Bottleneck Block Design

Bottleneck Block Design Image

The bottleneck block was introduced, which helped ResNets reach 152 layers while maintaining performance and reducing training time by resizing images inside blocks.

Limitations

Limitations Image

While ResNets solved many drawbacks, deeper networks beyond 1000 layers showed overfitting, indicating limitations in scaling depth indefinitely. ResNets was also computationally intensive and not ideal for every task.

Main Takeaways

Main Takeaways Image

Residual networks can solve the degradation problem through these shortcut connections, which allow networks to go deeper while improving accuracy and reducing the number of parameters required. ResNets did so with fewer parameters than everyone else.

Aftermath

Aftermath Image

This paper was very influential and cited over 230k times in Google Scholar, which is a foundational paper in machine learning.

Cyber-Physical System Example

Cyber-Physical System Example Image

ResNets has broad applications, including autonomous driving systems where accuracy is crucial for tasks like object detection and classification. For example, image detection of stop signs or a car is crucial.

Teamwork Acknowledgement

Teamwork Acknowledgement Image

The presenter acknowledges the contributions of teammates who helped with research, examples, and questions.


Q&A

Q1: Why are we using 1*1 convolutions in the network?

The idea behind ResNets is to add the input to the output of a set of layers while the layers train to only compute the difference. However, given that the dimensionality of the input is not necessarily the same as the output, we use 1x1 convolutions to extend dimensionality. Other methods of extending, such as zero padding, have also been tested. Still, only performing convolutions on layers that need it seems to strike the right balance between computational complexity and model accuracy.

Q2: Is the gradient flowing through the shortcut in the network? Is that why we solve the problem of exploding gradients?

While it is intuitive to think of it as gradients flowing through the shortcuts presented in the network, it is more accurate to say that the input itself is factored into the gradient. Since the residuals are generally small, we can better avoid vanishing or exploding gradients during backpropagation.

Q3: It has been presented that ResNets are computationally expensive; how does that affect their use in real-time systems?

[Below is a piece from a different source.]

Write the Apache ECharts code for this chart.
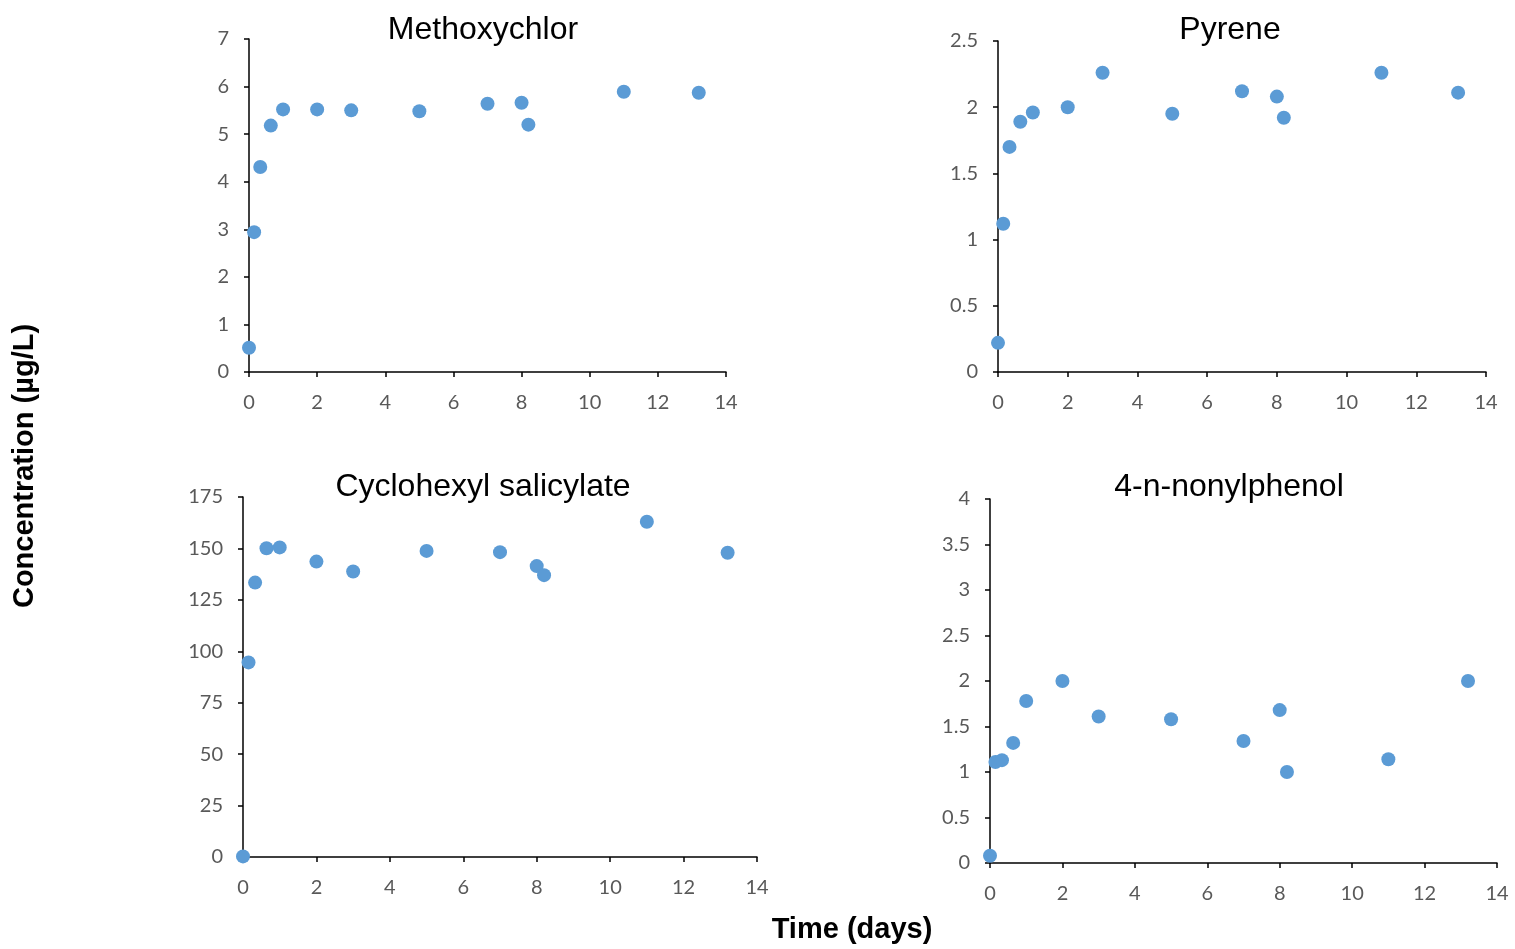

ResNets indeed introduce additional computational complexity and overhead, which is potentially an issue for certain systems. For smaller datasets and less complex applications where very high accuracy is not needed, using ResNets might be overkill and not worth the tradeoff. But when it comes to systems that require accuracy, such as autonomous driving, this might not be that big of an issue, given that while ResNets take slightly more time, they are still fast enough to make real-time decisions without dangerous delays (given a powerful enough computer). In short, it's about balancing speed and accuracy based on importance.

Q4: Where in the networks are we subtracting to get the namesake—Residuals?

In the ResNet, the network doesn’t subtract the final (required) output from X as is mentioned in the slides; it was an illustration to show how the residuals came into the picture. Instead of generating the necessary input H(x) and subtracting from x to get the residual F(x), the system directly learns to generate the residual F(x), which is generally smaller and hence eliminates the issues presented by generating H(x) directly.


Discussion

Q1: What technologies, especially in cyber-physical systems, could benefit from residual learning?

Q2: How many layers do you think optimal residual networks will use in 2024, especially for image recognition? Is it different for other applications?


Bonus Insight from the Presenter

The presenter wrapped up the discussion by pointing out that although robotics wasn’t mentioned much during the conversation, ResNets are relevant in that domain. Like the popular dog robots, robots need sophisticated vision systems to detect and interact with their surroundings. Additionally, for most applications, the number of layers in ResNet models seems to max out at 152, with fewer layers used for less complex tasks.